▶ _Short exercise_:
Copy out each line exactly; pictures stay out of the copy.
——————
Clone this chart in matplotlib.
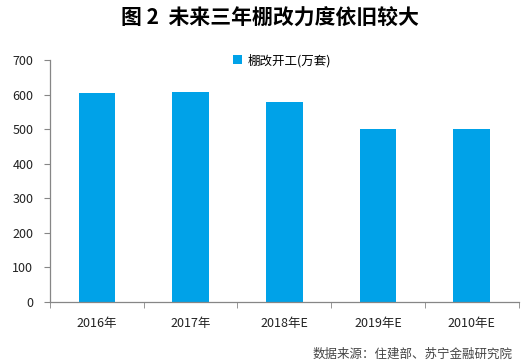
import matplotlib
matplotlib.use('Agg')
import matplotlib.pyplot as plt
import numpy as np

plt.rcParams['font.family'] = ['Noto Sans CJK SC', 'DejaVu Sans']

categories = ['2016年', '2017年', '2018年E', '2019年E', '2010年E']
starts = [606, 609, 580, 500, 500]
series_name = '棚改开工(万套)'
bar_color = '#00A2E8'
axis_color = '#868686'

fig = plt.figure(figsize=(5.26, 3.62), dpi=100)
ax = fig.add_axes([0.095, 0.1666, 0.891, 0.6668])

x = np.arange(len(categories))
ax.bar(x, starts, width=0.39, color=bar_color, label=series_name)

ax.set_xlim(-0.5, len(categories) - 0.5)
ax.set_ylim(0, 700)
ax.set_yticks(range(0, 701, 100))
ax.set_xticks(x)
ax.set_xticklabels(categories)
ax.set_xticks(np.arange(-0.5, len(categories), 1), minor=True)

for s in ['top', 'right']:
    ax.spines[s].set_visible(False)
for s in ['left', 'bottom']:
    ax.spines[s].set_color(axis_color)
    ax.spines[s].set_linewidth(0.9)

ax.tick_params(axis='y', length=4, color=axis_color, labelsize=9, pad=8, labelcolor='#222222')
ax.tick_params(axis='x', which='major', length=0, labelsize=9, pad=11, labelcolor='#222222')
ax.tick_params(axis='x', which='minor', length=4, color=axis_color)

ax.legend(loc='center', bbox_to_anchor=(0.495, 1.0), frameon=False, fontsize=9,
          handlelength=0.7, handleheight=0.7, handletextpad=0.4)

fig.text(0.513, 0.95, '图 2  未来三年棚改力度依旧较大', ha='center', va='center',
         fontsize=15, fontweight='bold')
fig.text(0.975, 0.022, '数据来源：住建部、苏宁金融研究院', ha='right', va='center',
         fontsize=9, style='italic', color='#444444')

fig.savefig('out.png', dpi=100)
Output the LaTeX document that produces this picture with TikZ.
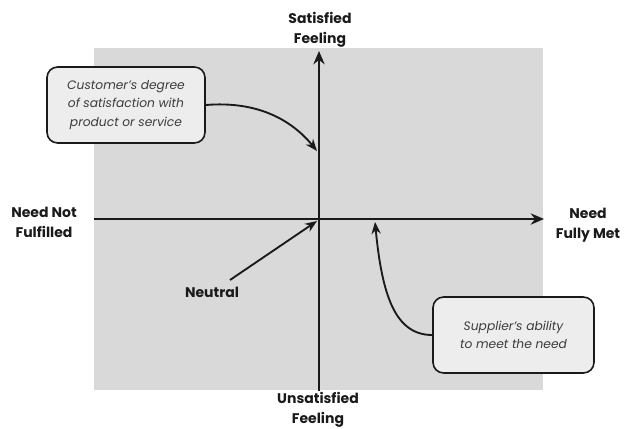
\documentclass[tikz,border=0pt]{standalone}
\usepackage{fontspec}
\setmainfont{Poppins}
\usetikzlibrary{arrows.meta}
\definecolor{panel}{HTML}{D9D9D9}
\definecolor{boxfill}{HTML}{EDEDED}
\definecolor{ink}{HTML}{1A1A1A}
\tikzset{
  axislabel/.style={font=\bfseries\fontsize{10.5}{15}\selectfont, align=center, text=ink, inner sep=0pt},
  callout/.style={draw=ink, line width=1.2pt, fill=boxfill, rounded corners=8pt, align=center,
     font=\itshape\fontsize{9.2}{13.8}\selectfont, text=ink!85, inner sep=0pt},
  axis/.style={line width=1.4pt, draw=ink, -{Stealth[length=10pt,width=8.5pt]}},
  pointer/.style={line width=1.4pt, draw=ink, -{Stealth[length=9pt,width=7pt]}},
}
\begin{document}
\begin{tikzpicture}[x=0.75pt,y=-0.75pt]
\useasboundingbox (0,0) rectangle (624,428);
\fill[panel] (94,48) rectangle (543,390);
\coordinate (L) at (94,219);
\coordinate (R) at (544,219);
\coordinate (B) at (319,391);
\coordinate (T) at (319,51);
\coordinate (O) at (317,221);
\draw[axis] (L) -- (R);
\draw[axis] (B) -- (T);
\node[axislabel] (sat) at (320,30) {Satisfied\\Feeling};
\node[axislabel] (unsat) at (318,410) {Unsatisfied\\Feeling};
\node[axislabel] (nnf) at (44,222) {Need Not\\Fulfilled};
\node[axislabel] (nfm) at (588,225) {Need\\Fully Met};
\node[axislabel] (neu) at (212,292) {Neutral};
\node[callout, minimum width=118.5pt, minimum height=57pt] (cust) at (126,105) {Customer’s degree\\of satisfaction with\\product or service};
\node[callout, minimum width=120.75pt, minimum height=57pt] (supp) at (513.5,335) {Supplier’s ability\\to meet the need};
\coordinate (ct) at (317,151);
\coordinate (st) at (375,222);
\coordinate (ns) at (230,280);
\draw[pointer] (cust.east) .. controls (255,101) and (290,118) .. (ct);
\draw[pointer] (supp.west) .. controls (395,335) and (382,295) .. (st);
\draw[pointer] (ns) -- (O);
\end{tikzpicture}
\end{document}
——————
▶ _Response to this exercise_:
Clone this chart in matplotlib.
import matplotlib
matplotlib.use('Agg')
import matplotlib.pyplot as plt
import numpy as np

plt.rcParams['font.family'] = ['Noto Sans CJK SC', 'DejaVu Sans']

categories = ['2016年', '2017年', '2018年E', '2019年E', '2010年E']
starts = [606, 609, 580, 500, 500]
series_name = '棚改开工(万套)'
bar_color = '#00A2E8'
axis_color = '#868686'

fig = plt.figure(figsize=(5.26, 3.62), dpi=100)
ax = fig.add_axes([0.095, 0.1666, 0.891, 0.6668])

x = np.arange(len(categories))
ax.bar(x, starts, width=0.39, color=bar_color, label=series_name)

ax.set_xlim(-0.5, len(categories) - 0.5)
ax.set_ylim(0, 700)
ax.set_yticks(range(0, 701, 100))
ax.set_xticks(x)
ax.set_xticklabels(categories)
ax.set_xticks(np.arange(-0.5, len(categories), 1), minor=True)

for s in ['top', 'right']:
    ax.spines[s].set_visible(False)
for s in ['left', 'bottom']:
    ax.spines[s].set_color(axis_color)
    ax.spines[s].set_linewidth(0.9)

ax.tick_params(axis='y', length=4, color=axis_color, labelsize=9, pad=8, labelcolor='#222222')
ax.tick_params(axis='x', which='major', length=0, labelsize=9, pad=11, labelcolor='#222222')
ax.tick_params(axis='x', which='minor', length=4, color=axis_color)

ax.legend(loc='center', bbox_to_anchor=(0.495, 1.0), frameon=False, fontsize=9,
          handlelength=0.7, handleheight=0.7, handletextpad=0.4)

fig.text(0.513, 0.95, '图 2  未来三年棚改力度依旧较大', ha='center', va='center',
         fontsize=15, fontweight='bold')
fig.text(0.975, 0.022, '数据来源：住建部、苏宁金融研究院', ha='right', va='center',
         fontsize=9, style='italic', color='#444444')

fig.savefig('out.png', dpi=100)
Output the LaTeX document that produces this picture with TikZ.
\documentclass[tikz,border=0pt]{standalone}
\usepackage{fontspec}
\setmainfont{Poppins}
\usetikzlibrary{arrows.meta}
\definecolor{panel}{HTML}{D9D9D9}
\definecolor{boxfill}{HTML}{EDEDED}
\definecolor{ink}{HTML}{1A1A1A}
\tikzset{
  axislabel/.style={font=\bfseries\fontsize{10.5}{15}\selectfont, align=center, text=ink, inner sep=0pt},
  callout/.style={draw=ink, line width=1.2pt, fill=boxfill, rounded corners=8pt, align=center,
     font=\itshape\fontsize{9.2}{13.8}\selectfont, text=ink!85, inner sep=0pt},
  axis/.style={line width=1.4pt, draw=ink, -{Stealth[length=10pt,width=8.5pt]}},
  pointer/.style={line width=1.4pt, draw=ink, -{Stealth[length=9pt,width=7pt]}},
}
\begin{document}
\begin{tikzpicture}[x=0.75pt,y=-0.75pt]
\useasboundingbox (0,0) rectangle (624,428);
\fill[panel] (94,48) rectangle (543,390);
\coordinate (L) at (94,219);
\coordinate (R) at (544,219);
\coordinate (B) at (319,391);
\coordinate (T) at (319,51);
\coordinate (O) at (317,221);
\draw[axis] (L) -- (R);
\draw[axis] (B) -- (T);
\node[axislabel] (sat) at (320,30) {Satisfied\\Feeling};
\node[axislabel] (unsat) at (318,410) {Unsatisfied\\Feeling};
\node[axislabel] (nnf) at (44,222) {Need Not\\Fulfilled};
\node[axislabel] (nfm) at (588,225) {Need\\Fully Met};
\node[axislabel] (neu) at (212,292) {Neutral};
\node[callout, minimum width=118.5pt, minimum height=57pt] (cust) at (126,105) {Customer’s degree\\of satisfaction with\\product or service};
\node[callout, minimum width=120.75pt, minimum height=57pt] (supp) at (513.5,335) {Supplier’s ability\\to meet the need};
\coordinate (ct) at (317,151);
\coordinate (st) at (375,222);
\coordinate (ns) at (230,280);
\draw[pointer] (cust.east) .. controls (255,101) and (290,118) .. (ct);
\draw[pointer] (supp.west) .. controls (395,335) and (382,295) .. (st);
\draw[pointer] (ns) -- (O);
\end{tikzpicture}
\end{document}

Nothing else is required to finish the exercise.